Pour le Protecteur du citoyen, les jeux ne sont cependant pas encore faits. La Protectrice du citoyen, Marie Rinfret, concède qu’on lui a rapporté qu’entre 2016 et aujourd’hui, les projections quant au volume de personnes qui seraient incarcérées à la prison d’Amos ont beaucoup augmenté, ce qui fait en sorte qu’il ne serait plus raisonnable de penser pouvoir les regrouper à Amos.

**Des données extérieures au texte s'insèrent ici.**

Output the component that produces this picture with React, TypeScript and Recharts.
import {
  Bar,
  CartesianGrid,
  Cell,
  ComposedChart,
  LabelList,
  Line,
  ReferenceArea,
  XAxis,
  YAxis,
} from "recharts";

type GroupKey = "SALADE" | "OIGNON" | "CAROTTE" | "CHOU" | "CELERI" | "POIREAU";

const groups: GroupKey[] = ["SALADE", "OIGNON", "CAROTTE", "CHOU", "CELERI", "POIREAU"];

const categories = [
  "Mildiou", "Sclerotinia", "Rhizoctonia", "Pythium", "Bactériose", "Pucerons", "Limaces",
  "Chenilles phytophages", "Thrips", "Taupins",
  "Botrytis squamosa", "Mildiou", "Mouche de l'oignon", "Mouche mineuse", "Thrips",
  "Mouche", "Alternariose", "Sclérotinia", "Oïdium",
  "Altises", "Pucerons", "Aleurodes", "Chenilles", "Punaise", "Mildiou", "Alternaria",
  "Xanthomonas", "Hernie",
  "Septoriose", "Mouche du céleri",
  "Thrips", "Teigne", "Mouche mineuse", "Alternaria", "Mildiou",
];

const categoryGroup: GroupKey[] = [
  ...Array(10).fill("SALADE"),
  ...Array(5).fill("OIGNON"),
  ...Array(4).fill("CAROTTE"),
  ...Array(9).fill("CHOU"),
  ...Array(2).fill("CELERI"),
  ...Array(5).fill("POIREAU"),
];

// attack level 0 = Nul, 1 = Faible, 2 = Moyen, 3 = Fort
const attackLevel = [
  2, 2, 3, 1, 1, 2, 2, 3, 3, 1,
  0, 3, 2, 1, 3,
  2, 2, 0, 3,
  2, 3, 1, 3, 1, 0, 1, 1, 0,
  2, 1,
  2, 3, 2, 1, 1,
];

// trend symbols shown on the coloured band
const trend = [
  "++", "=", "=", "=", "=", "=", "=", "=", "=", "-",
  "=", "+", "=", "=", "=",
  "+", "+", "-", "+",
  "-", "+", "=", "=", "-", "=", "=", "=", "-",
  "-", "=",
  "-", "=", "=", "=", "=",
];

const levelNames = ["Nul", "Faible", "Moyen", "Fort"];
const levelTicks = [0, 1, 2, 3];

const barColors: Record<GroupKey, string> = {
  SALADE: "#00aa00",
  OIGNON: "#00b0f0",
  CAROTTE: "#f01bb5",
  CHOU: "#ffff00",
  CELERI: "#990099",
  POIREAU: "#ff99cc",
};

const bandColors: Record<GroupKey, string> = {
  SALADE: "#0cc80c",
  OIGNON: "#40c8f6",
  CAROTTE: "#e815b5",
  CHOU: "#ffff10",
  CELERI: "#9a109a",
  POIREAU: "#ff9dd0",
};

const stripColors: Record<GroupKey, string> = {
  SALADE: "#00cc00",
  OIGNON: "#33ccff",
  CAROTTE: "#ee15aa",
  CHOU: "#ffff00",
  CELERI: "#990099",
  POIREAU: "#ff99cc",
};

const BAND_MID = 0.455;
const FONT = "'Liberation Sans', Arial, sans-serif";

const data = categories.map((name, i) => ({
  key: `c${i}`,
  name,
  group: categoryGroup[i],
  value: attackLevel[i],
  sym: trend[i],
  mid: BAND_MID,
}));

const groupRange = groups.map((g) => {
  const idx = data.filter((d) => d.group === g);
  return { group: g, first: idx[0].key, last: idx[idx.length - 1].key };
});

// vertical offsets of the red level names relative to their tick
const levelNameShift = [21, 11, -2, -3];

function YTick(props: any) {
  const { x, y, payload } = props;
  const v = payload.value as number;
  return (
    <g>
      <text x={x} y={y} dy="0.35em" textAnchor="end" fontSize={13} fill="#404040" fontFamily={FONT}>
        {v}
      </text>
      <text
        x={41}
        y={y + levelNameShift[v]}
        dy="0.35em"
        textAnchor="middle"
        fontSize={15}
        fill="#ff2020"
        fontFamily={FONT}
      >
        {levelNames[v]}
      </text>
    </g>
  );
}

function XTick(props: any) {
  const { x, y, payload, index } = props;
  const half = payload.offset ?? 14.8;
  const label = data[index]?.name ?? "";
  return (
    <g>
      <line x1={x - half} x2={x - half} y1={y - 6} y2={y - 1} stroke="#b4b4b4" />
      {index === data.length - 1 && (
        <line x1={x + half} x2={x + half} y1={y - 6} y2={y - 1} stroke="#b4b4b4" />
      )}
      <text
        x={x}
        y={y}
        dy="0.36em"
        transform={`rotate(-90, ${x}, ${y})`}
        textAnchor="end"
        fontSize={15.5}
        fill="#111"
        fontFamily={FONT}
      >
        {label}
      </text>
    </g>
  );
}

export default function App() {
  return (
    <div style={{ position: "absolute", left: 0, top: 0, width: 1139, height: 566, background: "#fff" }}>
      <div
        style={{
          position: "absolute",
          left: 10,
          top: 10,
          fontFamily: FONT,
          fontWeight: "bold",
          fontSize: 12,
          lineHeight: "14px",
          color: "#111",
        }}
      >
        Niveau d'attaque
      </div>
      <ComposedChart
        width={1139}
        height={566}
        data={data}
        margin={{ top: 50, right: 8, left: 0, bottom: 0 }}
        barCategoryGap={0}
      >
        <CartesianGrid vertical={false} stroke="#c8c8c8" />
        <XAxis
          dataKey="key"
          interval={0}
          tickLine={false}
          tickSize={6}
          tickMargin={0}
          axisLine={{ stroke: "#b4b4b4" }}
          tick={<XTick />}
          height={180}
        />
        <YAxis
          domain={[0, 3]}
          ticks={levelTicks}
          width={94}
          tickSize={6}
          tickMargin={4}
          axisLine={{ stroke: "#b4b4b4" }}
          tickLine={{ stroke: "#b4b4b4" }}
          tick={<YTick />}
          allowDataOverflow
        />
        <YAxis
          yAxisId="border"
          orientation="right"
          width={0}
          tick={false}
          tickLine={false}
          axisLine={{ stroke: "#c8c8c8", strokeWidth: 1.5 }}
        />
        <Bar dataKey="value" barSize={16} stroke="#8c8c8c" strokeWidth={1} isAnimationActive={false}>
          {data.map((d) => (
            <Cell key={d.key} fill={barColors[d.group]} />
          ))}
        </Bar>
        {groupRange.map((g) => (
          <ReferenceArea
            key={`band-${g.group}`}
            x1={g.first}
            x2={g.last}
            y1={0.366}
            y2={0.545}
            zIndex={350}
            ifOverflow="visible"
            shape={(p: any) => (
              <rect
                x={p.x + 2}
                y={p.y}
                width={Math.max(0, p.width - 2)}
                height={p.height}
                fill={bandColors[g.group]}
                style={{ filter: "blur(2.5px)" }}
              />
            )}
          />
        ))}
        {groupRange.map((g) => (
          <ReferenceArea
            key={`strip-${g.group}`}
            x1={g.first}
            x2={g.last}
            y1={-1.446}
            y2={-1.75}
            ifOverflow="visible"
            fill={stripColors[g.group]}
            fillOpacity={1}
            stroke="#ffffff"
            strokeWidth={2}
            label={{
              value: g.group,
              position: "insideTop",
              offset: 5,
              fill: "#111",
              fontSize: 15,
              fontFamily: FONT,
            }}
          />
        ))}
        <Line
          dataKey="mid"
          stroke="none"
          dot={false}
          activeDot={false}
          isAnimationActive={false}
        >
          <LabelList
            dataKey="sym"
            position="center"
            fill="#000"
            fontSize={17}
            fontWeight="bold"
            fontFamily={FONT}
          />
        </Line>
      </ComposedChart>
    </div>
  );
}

« On est insatisfaits [en ce qui concerne notre recommandation sur l’établissement d’un pont aérien] parce qu’au moment où on se parle, on est toujours en attente des meilleurs moyens pour réduire au minimum les transports difficiles. C’est ce qu’on demande : de nous donner l’assurance que dans le cadre du projet d’entente qui est en discussion, on nous garantisse la mise en place de moyens pour limiter les transports, que ce soit le moins coûteux et rendre le plus faciles les déplacements des détenus. »

Elle veut ainsi s’assurer que l’établissement d’un pont aérien vers Amos ne soit pas sacrifié au détriment d’intérêts extérieurs. C’est pourquoi elle s’attend à obtenir ces solutions alternatives d’ici le 30 septembre. Elle veut aussi obtenir du ministère « les données sur le transport de toutes personnes sous [sa] responsabilité depuis ou vers une communauté du Nunavik – son mode de transport, les coûts, les dates et les heures [de départ et d’arrivée] ».

« Tout ça va nous permettre de documenter et d’être en mesure d’évaluer si les alternatives proposées au lien aérien rencontrent l’objectif souhaité. »

Marie Rinfret, Protectrice du citoyen
Un enjeu électoral?

Chose certaine, la communauté amossoise ne semble pas vouloir lâcher le morceau.

« Le Nord est dans mes top priorités, fait valoir la bâtonnière, Me Nathalie Pelletier. Actuellement, on travaille à colliger l’information pour concrétiser la chose. Parce que les élections provinciales s’en viennent et [on veut] concrétiser les 36 recommandations du mémoire que le Barreau du Québec a déposé dans le cadre de la commission Viens. On va profiter des élections provinciales pour rappeler certaines situations dans le Grand Nord. Parce qu’on représente des justiciables qui vivent là. »

L’actuel ministre de la Sécurité publique, qui ne sera plus en poste pour voir les premiers détenus arriver à la nouvelle prison d’Amos comme nous le révélions lundi, n’a pas donné suite à nos multiples demandes d’entrevue.